Sable Chemicals employees said the power utility cut off electricity during the Easter holidays and by yesterday it had not been reconnected.

This is the second time since January for Zesa to disconnect supplies to the sole ammonium nitrate-producing company to force it to settle its ballooning debt which has been accumulating since the advent of dollarisation.

Following the blackout, the firm sent most of its workers home and was operating with only critical staff as they battle to get power supplies restored.

A member of the workers’ committee who refused to be named said most of the workers were at home as uncertainty over their future persists, with management saying power tariffs were too high and unaffordable while Zesa is demanding its money.

Kwekwe district Zesa credit controller Innocent Chako refused to comment except to say: “The company needs money to be able to deliver services efficiently and therefore we will switch off all defaulting clients until they pay.”

This comes at a time Sable Chemicals has engaged the government to try and get a power subsidy because current tariffs are too high.

The electrolysis plant which consumes 115 megawatts of power per hour pays 4,5c per unit and wants that reduced to 3c.

Sable Chemicals deputy board chairman uyMisheck Kachere told NewsDay the company presented a payment plan to Zesa which it has been following.

However, he said, as a result of cash flow challenges it sometimes defaulted on payments.

“We have a good relationship with Zesa and they understand our problems, but sometimes owing to cash flow problems we fail to pay our bills on time but we are paying,” said Kachere, who refused to say how much they owed Zesa.

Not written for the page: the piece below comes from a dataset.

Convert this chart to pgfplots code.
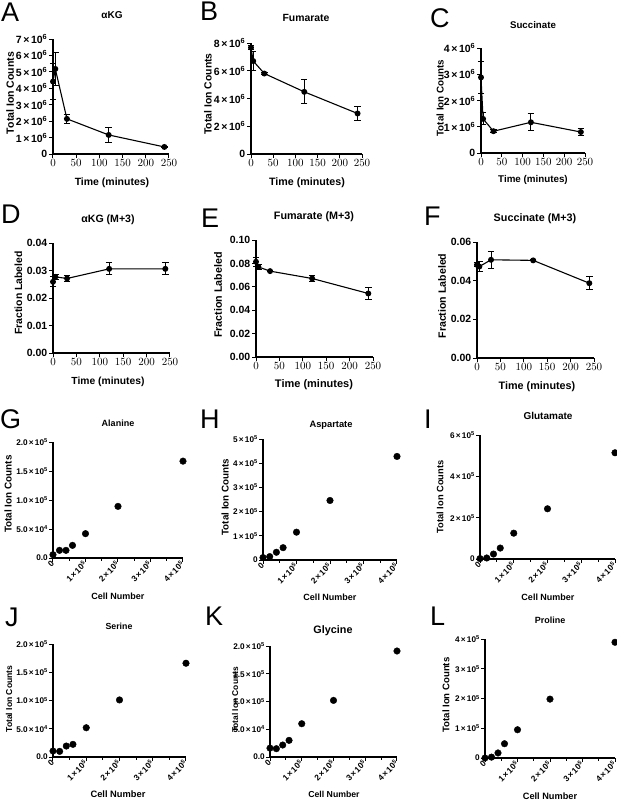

Sable Chemicals has come up with a plan to establish a $200 million coal gasification plant to replace the electrolysis plant which the fertiliser manufacturing company hopes will ease challenges stemming from high power tariffs.

Kachere said the plan, likely to be implemented within the next three years, will bring the organisation back to profitability and eventually allow the firm to expand and meet the country’s fertliser needs without any imports.